The Next Step in Your Personalization Strategy

Website personalization works best when it reflects where someone is in the customer journey. A first-time visitor and a loyal customer shouldn't have the same on-site experience because their needs, expectations, and familiarity with your brand differ.

As customers interact with your website, every click, search, purchase, and preference creates a more complete picture of who they are and what they're looking for. Using that customer data to personalize the onsite experience helps ecommerce brands build stronger relationships, improve conversion rates, and increase customer lifetime value over time.

Whether you're just beginning with rules-based personalization or expanding a more advanced strategy powered by first-party data, the most effective approach is to start with your highest-impact opportunities, measure the results, and continue refining the experience as your customers and business evolve.

Ready to create more personalized onsite experiences? Learn how Digioh helps ecommerce brands identify visitors, collect first-party data, and deliver personalized experiences throughout the customer journey.

FAQ

How Do I Decide Which Experiences to Personalize First for New vs Returning Visitors?

Start with the pages that receive the most traffic and have the greatest impact on conversions, such as your homepage, category pages, product pages, and checkout page. For new visitors, focus on building trust with clear messaging, customer reviews, and best-selling products.

For returning visitors, personalize the experience with recently viewed products, tailored recommendations, or saved carts. Use your website analytics to identify where different visitor segments are dropping off, then prioritize personalization efforts that address those opportunities first.

What Is a Good Benchmark Ratio of New vs Returning Visitors in 2026?

There's no universal benchmark, but many ecommerce brands aim for 30% to 50% of visitors to be returning.

A healthy mix of returning visitors often indicates strong customer retention and repeat engagement, though the ideal percentage varies by industry and business model. Rather than comparing yourself to a single benchmark, track your own trends over time and look for steady improvements in returning visitor rates, user retention, and customer lifetime value.

How Does Onsite Personalization Impact Customer Lifetime Value?

Personalization encourages customers to return by making every visit more relevant than the last.
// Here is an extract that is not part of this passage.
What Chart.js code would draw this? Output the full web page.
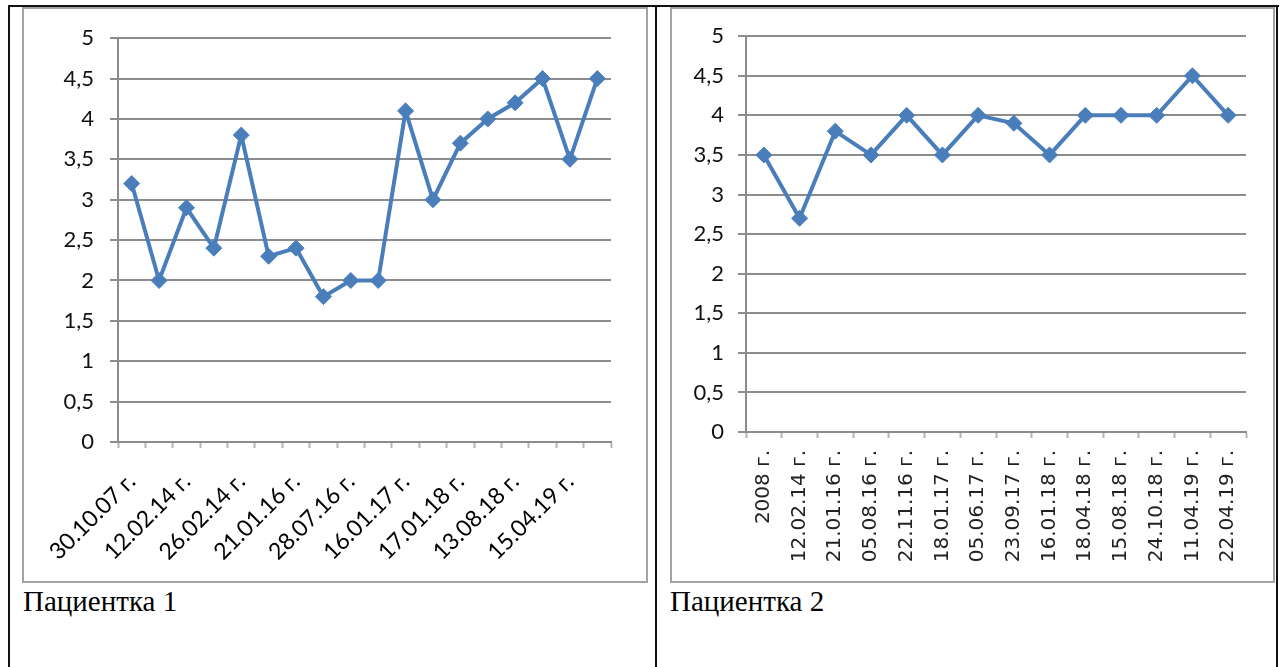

New visitors receive the guidance they need to make a first purchase, returning visitors see recommendations based on previous interactions, and loyal customers benefit from experiences tailored to their purchase history and preferences. Those improvements increase repeat purchases, strengthen customer loyalty, and contribute to higher customer lifetime value over time.

Can I Personalize Effectively Without Advanced AI or a Large Tech Stack?

Yes. Many ecommerce brands begin with rules-based website personalization before introducing machine learning or AI. Simple tactics like personalized banners for new and returning visitors, recently viewed products, product recommendations, and geo-targeted messaging can significantly improve the customer experience.

As your first-party data grows, you can introduce more advanced personalization without replacing your existing marketing stack. Tools like Digioh AI help brands take the next step by analyzing data from across their onsite experiences, identifying high-impact revenue opportunities, and recommending what to test next. Every recommendation is reviewed and approved by your team before it's implemented, giving marketers more confidence in where to focus their optimization efforts.

How Often Should I Update My Personalization Rules and Segments?

Review your personalization performance at least once a month and conduct a more comprehensive strategy review each quarter. While your core visitor segments may stay the same, customer behavior, product offerings, and marketing campaigns change throughout the year. Regular testing helps ensure your onsite experience continues to match customer expectations and remains relevant as your business grows.